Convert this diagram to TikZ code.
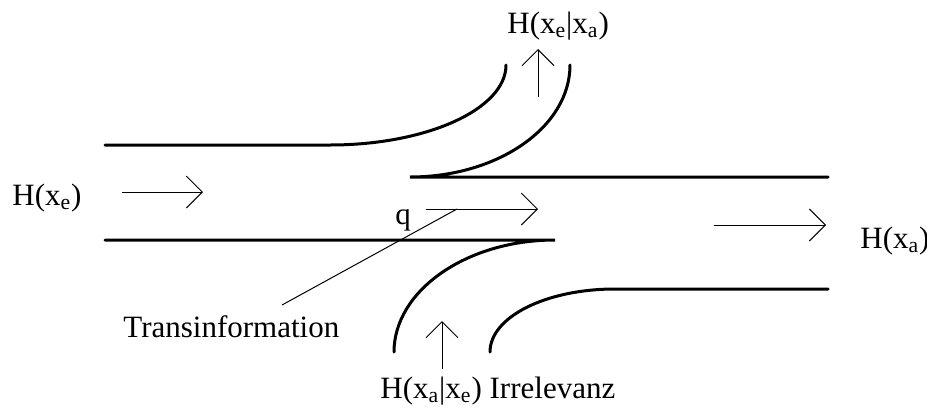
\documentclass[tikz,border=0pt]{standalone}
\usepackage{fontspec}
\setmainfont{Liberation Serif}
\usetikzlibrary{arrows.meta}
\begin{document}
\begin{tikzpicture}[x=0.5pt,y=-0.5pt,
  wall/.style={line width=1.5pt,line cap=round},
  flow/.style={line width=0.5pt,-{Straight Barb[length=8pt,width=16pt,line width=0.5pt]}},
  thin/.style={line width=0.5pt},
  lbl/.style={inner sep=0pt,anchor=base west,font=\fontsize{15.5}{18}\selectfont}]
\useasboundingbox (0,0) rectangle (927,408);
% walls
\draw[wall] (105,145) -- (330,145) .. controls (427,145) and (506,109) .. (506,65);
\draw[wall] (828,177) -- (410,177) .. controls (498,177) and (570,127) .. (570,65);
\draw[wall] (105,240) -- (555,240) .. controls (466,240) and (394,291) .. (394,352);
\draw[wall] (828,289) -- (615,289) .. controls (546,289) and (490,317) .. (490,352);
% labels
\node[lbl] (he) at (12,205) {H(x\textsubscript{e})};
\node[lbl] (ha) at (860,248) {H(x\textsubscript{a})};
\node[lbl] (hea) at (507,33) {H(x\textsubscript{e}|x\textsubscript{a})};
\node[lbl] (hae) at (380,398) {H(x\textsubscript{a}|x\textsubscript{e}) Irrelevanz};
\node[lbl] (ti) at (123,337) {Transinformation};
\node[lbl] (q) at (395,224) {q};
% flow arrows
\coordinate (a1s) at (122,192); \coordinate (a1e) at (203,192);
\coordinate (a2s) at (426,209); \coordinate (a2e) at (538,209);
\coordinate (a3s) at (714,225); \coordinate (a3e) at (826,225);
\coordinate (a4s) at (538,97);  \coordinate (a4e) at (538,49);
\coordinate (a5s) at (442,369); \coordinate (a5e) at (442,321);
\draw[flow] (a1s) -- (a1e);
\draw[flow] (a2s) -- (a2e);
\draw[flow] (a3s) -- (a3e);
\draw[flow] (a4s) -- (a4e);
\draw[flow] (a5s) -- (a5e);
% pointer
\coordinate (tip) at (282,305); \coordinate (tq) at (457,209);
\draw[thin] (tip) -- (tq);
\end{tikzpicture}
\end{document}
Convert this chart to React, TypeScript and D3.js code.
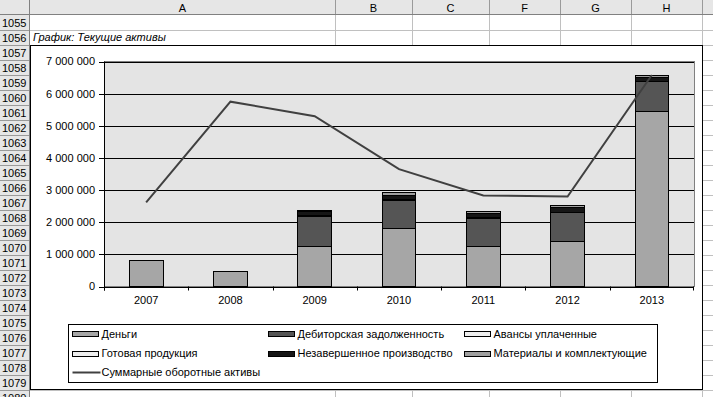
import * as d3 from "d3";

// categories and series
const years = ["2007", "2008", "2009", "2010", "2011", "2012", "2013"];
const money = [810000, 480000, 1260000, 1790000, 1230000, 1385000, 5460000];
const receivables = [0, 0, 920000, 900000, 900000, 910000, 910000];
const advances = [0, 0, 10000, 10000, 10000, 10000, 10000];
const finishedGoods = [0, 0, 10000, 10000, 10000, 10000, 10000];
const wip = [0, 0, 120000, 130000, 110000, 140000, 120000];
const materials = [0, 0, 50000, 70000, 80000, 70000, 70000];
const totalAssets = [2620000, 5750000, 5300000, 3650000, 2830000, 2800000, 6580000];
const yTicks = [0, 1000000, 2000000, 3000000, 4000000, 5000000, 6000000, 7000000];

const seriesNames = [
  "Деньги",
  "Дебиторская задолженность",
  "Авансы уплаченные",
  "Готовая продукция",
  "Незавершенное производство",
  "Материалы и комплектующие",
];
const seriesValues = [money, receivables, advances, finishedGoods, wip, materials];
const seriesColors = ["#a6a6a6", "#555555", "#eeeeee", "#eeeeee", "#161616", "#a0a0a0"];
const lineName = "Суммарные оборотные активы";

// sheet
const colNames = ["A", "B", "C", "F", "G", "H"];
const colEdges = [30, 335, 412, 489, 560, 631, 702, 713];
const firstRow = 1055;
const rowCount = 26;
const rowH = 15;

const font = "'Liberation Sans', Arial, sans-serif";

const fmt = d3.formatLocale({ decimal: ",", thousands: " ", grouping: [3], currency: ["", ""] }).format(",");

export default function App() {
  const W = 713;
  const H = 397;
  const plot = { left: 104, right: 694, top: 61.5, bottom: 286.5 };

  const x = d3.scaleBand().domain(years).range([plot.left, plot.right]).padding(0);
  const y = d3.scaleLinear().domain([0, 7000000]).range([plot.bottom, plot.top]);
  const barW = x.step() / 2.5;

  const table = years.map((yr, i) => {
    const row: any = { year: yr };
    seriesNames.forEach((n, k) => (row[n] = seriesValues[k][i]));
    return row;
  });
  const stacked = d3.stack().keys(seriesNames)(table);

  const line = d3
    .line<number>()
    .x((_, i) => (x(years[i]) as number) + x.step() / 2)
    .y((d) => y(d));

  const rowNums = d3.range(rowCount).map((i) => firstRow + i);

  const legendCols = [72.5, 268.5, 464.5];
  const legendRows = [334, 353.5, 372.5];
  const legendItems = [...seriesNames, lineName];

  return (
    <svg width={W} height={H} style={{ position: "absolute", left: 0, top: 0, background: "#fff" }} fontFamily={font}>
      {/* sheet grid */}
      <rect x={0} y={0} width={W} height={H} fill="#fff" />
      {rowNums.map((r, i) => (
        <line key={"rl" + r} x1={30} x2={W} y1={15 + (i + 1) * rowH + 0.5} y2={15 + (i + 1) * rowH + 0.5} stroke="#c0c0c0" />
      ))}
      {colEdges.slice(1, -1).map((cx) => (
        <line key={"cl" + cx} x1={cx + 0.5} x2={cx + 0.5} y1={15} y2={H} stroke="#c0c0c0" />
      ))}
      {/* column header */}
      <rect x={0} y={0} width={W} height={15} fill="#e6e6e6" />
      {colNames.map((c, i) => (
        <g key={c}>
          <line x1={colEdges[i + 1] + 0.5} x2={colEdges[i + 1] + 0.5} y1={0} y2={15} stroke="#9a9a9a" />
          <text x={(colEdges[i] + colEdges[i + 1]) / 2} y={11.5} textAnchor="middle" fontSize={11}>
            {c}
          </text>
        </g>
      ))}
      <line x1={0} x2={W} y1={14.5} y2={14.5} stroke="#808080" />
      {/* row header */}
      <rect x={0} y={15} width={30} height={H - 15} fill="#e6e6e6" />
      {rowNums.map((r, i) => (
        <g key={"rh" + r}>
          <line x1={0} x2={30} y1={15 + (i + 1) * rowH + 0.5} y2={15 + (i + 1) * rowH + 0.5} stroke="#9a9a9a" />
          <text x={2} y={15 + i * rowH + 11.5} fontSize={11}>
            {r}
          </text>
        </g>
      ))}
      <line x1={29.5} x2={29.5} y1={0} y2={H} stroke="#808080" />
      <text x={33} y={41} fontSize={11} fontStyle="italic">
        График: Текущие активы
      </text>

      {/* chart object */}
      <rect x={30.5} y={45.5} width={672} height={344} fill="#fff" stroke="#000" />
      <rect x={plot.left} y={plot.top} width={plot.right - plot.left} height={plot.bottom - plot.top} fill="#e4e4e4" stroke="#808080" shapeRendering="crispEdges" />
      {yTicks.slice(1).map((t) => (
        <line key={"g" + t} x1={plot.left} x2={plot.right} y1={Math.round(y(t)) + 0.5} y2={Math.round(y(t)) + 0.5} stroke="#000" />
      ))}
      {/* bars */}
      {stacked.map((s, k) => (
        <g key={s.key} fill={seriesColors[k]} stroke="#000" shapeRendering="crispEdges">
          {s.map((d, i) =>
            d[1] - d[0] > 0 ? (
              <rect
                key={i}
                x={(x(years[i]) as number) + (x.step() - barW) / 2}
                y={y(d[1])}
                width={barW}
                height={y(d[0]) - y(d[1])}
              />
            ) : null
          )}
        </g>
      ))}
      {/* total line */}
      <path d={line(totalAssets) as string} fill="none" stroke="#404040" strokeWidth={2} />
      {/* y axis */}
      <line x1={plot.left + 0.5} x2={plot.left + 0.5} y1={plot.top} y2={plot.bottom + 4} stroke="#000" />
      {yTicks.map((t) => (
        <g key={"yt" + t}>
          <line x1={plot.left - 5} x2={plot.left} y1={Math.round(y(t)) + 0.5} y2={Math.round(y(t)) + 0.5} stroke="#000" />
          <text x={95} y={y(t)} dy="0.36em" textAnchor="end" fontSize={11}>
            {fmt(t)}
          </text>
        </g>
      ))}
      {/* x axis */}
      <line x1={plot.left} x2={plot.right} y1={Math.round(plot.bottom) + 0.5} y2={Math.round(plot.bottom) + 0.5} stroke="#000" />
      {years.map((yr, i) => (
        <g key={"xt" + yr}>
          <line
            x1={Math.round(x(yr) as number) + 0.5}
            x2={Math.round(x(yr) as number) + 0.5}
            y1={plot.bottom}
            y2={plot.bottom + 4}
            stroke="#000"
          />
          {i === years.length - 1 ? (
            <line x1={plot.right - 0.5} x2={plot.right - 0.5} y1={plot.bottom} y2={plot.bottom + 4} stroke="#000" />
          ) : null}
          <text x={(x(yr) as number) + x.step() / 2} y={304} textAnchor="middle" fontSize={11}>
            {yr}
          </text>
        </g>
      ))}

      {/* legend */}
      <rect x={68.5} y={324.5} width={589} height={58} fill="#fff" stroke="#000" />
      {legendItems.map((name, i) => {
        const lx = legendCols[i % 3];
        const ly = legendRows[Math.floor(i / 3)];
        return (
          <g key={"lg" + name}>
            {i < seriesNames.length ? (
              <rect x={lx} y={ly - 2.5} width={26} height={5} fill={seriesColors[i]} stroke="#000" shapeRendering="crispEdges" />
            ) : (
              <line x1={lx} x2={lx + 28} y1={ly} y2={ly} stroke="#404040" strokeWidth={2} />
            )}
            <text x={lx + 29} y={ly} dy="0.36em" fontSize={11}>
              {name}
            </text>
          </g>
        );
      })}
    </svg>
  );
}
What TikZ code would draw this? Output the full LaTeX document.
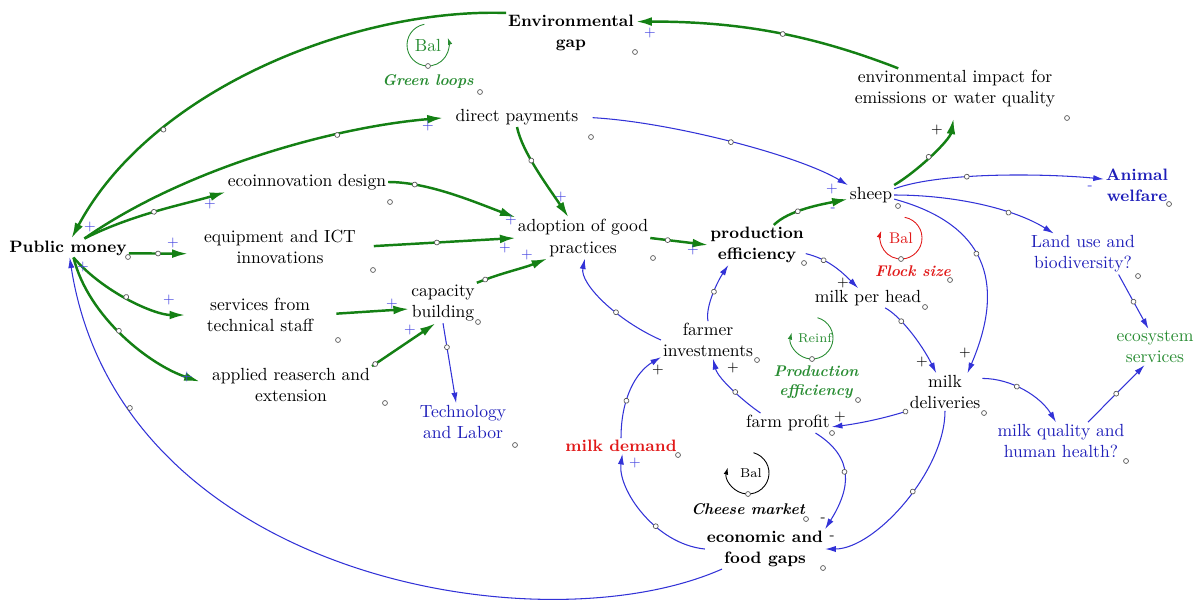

Exercise instructions: Without the pictures, write out exactly the lines from the one that has "Convert this chart" down to the one that has "import * as", both included.

Response to this exercise:
Convert this chart to React, TypeScript and D3.js code.
import * as d3 from "d3";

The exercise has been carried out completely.